We understand special assessments—even though they’re a one-time fee—can be tough to swallow. That’s why we’re also considering securing a loan.
Lending rates are very low right now, which makes a loan an attractive option. Through a loan, a lender is using an assignment of assessments as collateral.
Yes, a loan still has to be repaid and, because of interest, will lead to a higher cost to the association than a special assessment. However, a loan means the association will have all the funds up front to complete the project. We’ll be able to enter into contracts without worrying about whether all owners will pay a special assessment in full, on time and without the delay and cost of chasing delinquent owners.
Borrowing has many of the equitable features of reserves because the debt service is paid in modest amounts over a period of years.

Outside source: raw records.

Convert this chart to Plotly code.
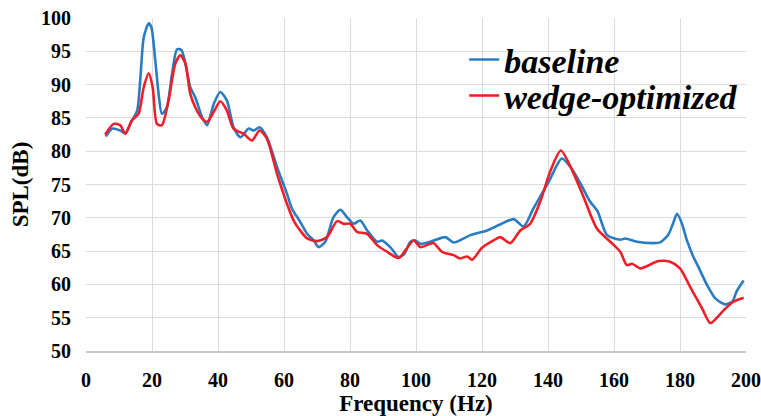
import plotly.graph_objects as go

# Baseline SPL spectrum
baseline_freq = [6, 8, 10.4, 11.9, 13.9, 15.5, 16.5, 17.5, 19, 19.8, 21, 22, 23, 24.5,
                 26.1, 27.6, 28.9, 30.1, 31.6, 33.1, 35.2, 36.7, 38.7, 40.7, 42.7, 44.7,
                 46.8, 49.3, 50.8, 52.6, 54.8, 57.9, 60.9, 62.4, 64.9, 67, 69, 70.5, 72.5,
                 75, 77.1, 79.1, 81.1, 83.1, 85.2, 88.2, 89.7, 92.2, 94.7, 96.5, 98.3,
                 99.8, 101.3, 104.3, 108.9, 111.4, 116.5, 121.5, 125.5, 129.6, 132.6,
                 135.6, 140.2, 144.2, 147, 150, 152.8, 155, 157.9, 161.9, 163.4, 167,
                 171.5, 174, 176.5, 178, 179.1, 180.6, 182.1, 184, 185.6, 188.2, 190.7,
                 193.7, 195.8, 197.3, 199.3]
baseline_spl = [82.2, 83.4, 83.1, 82.7, 84.6, 86.1, 91.1, 97.1, 99.2, 98.6, 93.6, 88.6, 85.6, 86.6,
                91.7, 95.3, 95.2, 93.2, 89.6, 88.1, 85.1, 83.9, 87.1, 88.9, 87.6, 83.6,
                82.1, 83.4, 83.1, 83.6, 82.1, 77.6, 73.6, 71.4, 69.4, 67.6, 66.6, 65.6, 66.4,
                70.1, 71.2, 70.1, 69.1, 69.6, 68.1, 66.4, 66.6, 65.6, 64.1, 64.6, 66.4,
                66.6, 66.1, 66.4, 67.1, 66.3, 67.4, 68.1, 69.0, 69.8, 68.7,
                71.4, 75.4, 78.9, 77.5, 75.0, 72.4, 71.0, 67.4, 66.7, 66.9, 66.4,
                66.2, 66.3, 67.5, 69.3, 70.6, 69.1, 66.6, 64.2, 62.6, 59.9, 57.9,
                57.0, 57.4, 59.1, 60.6]

# Wedge-optimized SPL spectrum
wedge_freq = [5.8, 8.4, 10.4, 11.9, 13.9, 15.9, 17.5, 19, 20.2, 21.5, 23, 25, 27.1, 28.6,
              30.1, 31.6, 33.1, 35.2, 36.7, 38.7, 40.7, 42.7, 44.7, 47.8, 50.3, 52.6,
              54.8, 57.9, 60.9, 63, 64.9, 67, 70, 73, 76.1, 78.1, 80.1, 82.1, 85.2, 88.2,
              91.2, 94.2, 95.2, 99.3, 101.3, 104.3, 105.3, 107.9, 111.4, 113.4, 115.5,
              117, 120, 123.5, 125.5, 128.6, 131.6, 134.6, 137.7, 140.7, 143.9, 147.8,
              150.8, 154.8, 158.9, 161.9, 163.9, 165.5, 168, 173.5, 177, 180, 183.1,
              186.7, 189.2, 193.2, 196.2, 199.3]
wedge_spl = [82.5, 84.1, 83.9, 82.6, 84.6, 85.6, 89.6, 91.7, 89.6, 84.1, 83.9, 87.6, 93.2, 94.4,
             93.2, 88.6, 86.6, 84.9, 84.4, 85.9, 87.5, 86.1, 83.4, 82.6, 81.6, 83.1,
             81.9, 76.6, 72.1, 69.5, 68.1, 66.9, 66.5, 67.1, 69.5, 69.1, 69.1, 67.9, 67.6, 65.9,
             64.9, 64.0, 64.1, 66.6, 65.6, 66.1, 66.2, 64.9, 64.4, 63.9, 64.2,
             63.7, 65.5, 66.6, 67.1, 66.2, 68.1, 69.1, 72.5, 77.0, 80.1, 76.6,
             73.1, 68.4, 66.4, 64.9, 62.9, 63.1, 62.4, 63.5, 63.4, 62.4, 59.6,
             56.4, 54.2, 56.1, 57.4, 58.0]

x_ticks = [0, 20, 40, 60, 80, 100, 120, 140, 160, 180, 200]
y_ticks = [50, 55, 60, 65, 70, 75, 80, 85, 90, 95, 100]

SERIF = "'Times New Roman', 'Liberation Serif', 'DejaVu Serif', serif"
GRID = "#dcdcdc"
LEGEND_FONT = dict(family=SERIF, size=34, weight="bold", style="italic", color="black")

fig = go.Figure()
fig.add_trace(go.Scatter(
    x=baseline_freq, y=baseline_spl, name="baseline", mode="lines",
    line=dict(color="#2a7cc2", width=2.6, shape="spline", smoothing=0.7),
    legend="legend",
))
fig.add_trace(go.Scatter(
    x=wedge_freq, y=wedge_spl, name="wedge-optimized", mode="lines",
    line=dict(color="#f01e28", width=2.6, shape="spline", smoothing=0.7),
    legend="legend2",
))

fig.update_layout(
    width=761, height=416,
    margin=dict(l=86, r=15, t=18, b=65),
    paper_bgcolor="white", plot_bgcolor="white",
    font=dict(family=SERIF, color="black"),
    showlegend=True,
    legend=dict(
        x=0.573, y=0.874, xanchor="left", yanchor="middle",
        bgcolor="rgba(0,0,0,0)", font=LEGEND_FONT, itemwidth=30,
    ),
    legend2=dict(
        x=0.573, y=0.766, xanchor="left", yanchor="middle",
        bgcolor="rgba(0,0,0,0)", font=LEGEND_FONT, itemwidth=30,
    ),
    xaxis=dict(
        range=[0, 200], tickvals=x_ticks, ticktext=[str(v) for v in x_ticks],
        showgrid=True, gridcolor=GRID, gridwidth=1.2,
        showline=True, linecolor="#c8c8c8", linewidth=1.5,
        zeroline=False, ticks="", ticklabelstandoff=10, automargin=False,
        tickfont=dict(family=SERIF, size=20, weight="bold"),
        title=dict(text="Frequency (Hz)", standoff=8,
                   font=dict(family=SERIF, size=23, weight="bold")),
    ),
    yaxis=dict(
        range=[50, 100], tickvals=y_ticks, ticktext=[str(v) for v in y_ticks],
        showgrid=True, gridcolor=GRID, gridwidth=1.2,
        showline=False, zeroline=False, ticks="", ticklabelstandoff=14, automargin=False,
        tickfont=dict(family=SERIF, size=20, weight="bold"),
        title=dict(text="SPL(dB)", standoff=5,
                   font=dict(family=SERIF, size=23, weight="bold")),
    ),
)

fig.write_html("out.html")
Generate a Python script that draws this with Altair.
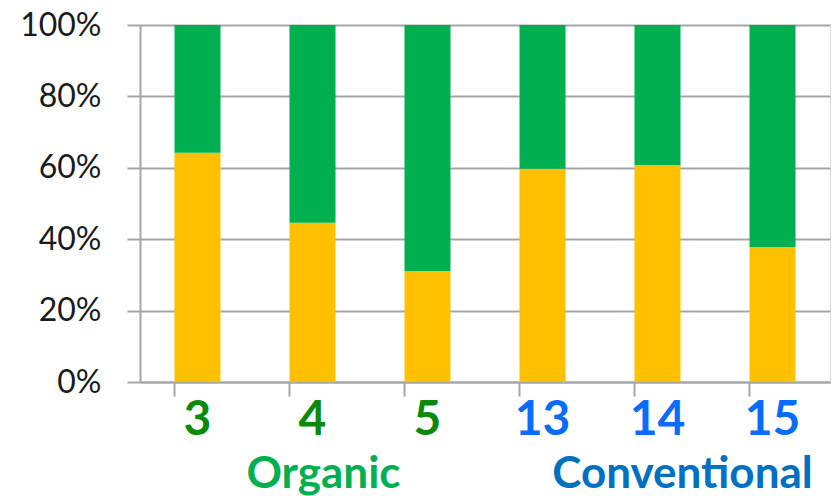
import altair as alt
import pandas as pd

samples = ["3", "4", "5", "13", "14", "15"]
orange_share = [64.2, 44.6, 31.1, 59.7, 60.8, 37.8]
green_share = [35.8, 55.4, 68.9, 40.3, 39.2, 62.2]
groups = ["Organic", "Conventional"]
group_anchor = ["4", "14"]
group_colors = ["#00B050", "#0070C0"]

rows = []
for s, o, g in zip(samples, orange_share, green_share):
    rows.append({"sample": s, "part": "a", "value": o})
    rows.append({"sample": s, "part": "b", "value": g})
df = pd.DataFrame(rows)

grid = "#A6A6A6"
font = "Lato"

xscale = alt.Scale(domain=samples, paddingInner=0.6, paddingOuter=0.3)

bars = alt.Chart(df).mark_bar().encode(
    x=alt.X("sample:N", scale=xscale, sort=samples, title=None,
            axis=alt.Axis(labelAngle=0, labelFont=font, labelFontSize=48,
                          labelFontWeight="bold",
                          labelColor={"condition": {"test": "indexof(['3','4','5'], datum.value) >= 0",
                                                    "value": "#0A8A0A"},
                                      "value": "#0A6CFF"},
                          tickSize=14, tickColor=grid, tickWidth=2,
                          domainColor=grid, domainWidth=2, labelPadding=0,
                          bandPosition=0, grid=False)),
    y=alt.Y("value:Q", stack="normalize", title=None,
            scale=alt.Scale(domain=[0, 1]),
            axis=alt.Axis(format="%", values=[0, 0.2, 0.4, 0.6, 0.8, 1.0],
                          labelFont=font, labelFontSize=32, labelColor="#1a1a1a",
                          tickSize=13, tickColor=grid, tickWidth=2,
                          domainColor=grid, domainWidth=2, labelPadding=26,
                          gridColor=grid, gridWidth=2)),
    color=alt.Color("part:N", scale=alt.Scale(domain=["a", "b"], range=["#FFC000", "#00B050"]),
                    legend=None),
    order=alt.Order("part:N", sort="ascending"),
)

gdf = pd.DataFrame({"group": groups, "anchor": group_anchor, "color": group_colors})

base = alt.Chart(gdf).encode(
    x=alt.X("anchor:N", scale=xscale, sort=samples, bandPosition=0.5),
    y=alt.value(450),
    text="group:N",
    color=alt.Color("color:N", scale=None),
)

org = base.transform_filter("datum.group == 'Organic'").mark_text(
    font=font, fontSize=44, fontWeight="bold", baseline="middle", align="center", dx=11)
conv = base.transform_filter("datum.group == 'Conventional'").mark_text(
    font=font, fontSize=44, fontWeight="bold", baseline="middle", align="center", dx=25)

chart = alt.layer(bars, org, conv).properties(
    width=690, height=357,
    autosize=alt.AutoSizeParams(type="none"),
    padding={"left": 140, "top": 25, "right": 6, "bottom": 114},
).configure_view(stroke=None, clip=False).configure(background="white")

chart.save("out.html", embed_options={"renderer": "svg", "actions": False})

The obligation transfers from one owner to the next as sales occur, thus spreading the costs and benefits in the same manner as reserves.
We’ll be happy to share more details about the project or securing a loan. Attend open board meetings and let us know what you think.
And remember, whether we end up issuing a special assessment or securing a loan, we have the greater good of the association in mind. Ultimately, this project is about improving your home and your community, and will keep our association a wonderful place to live for years to come.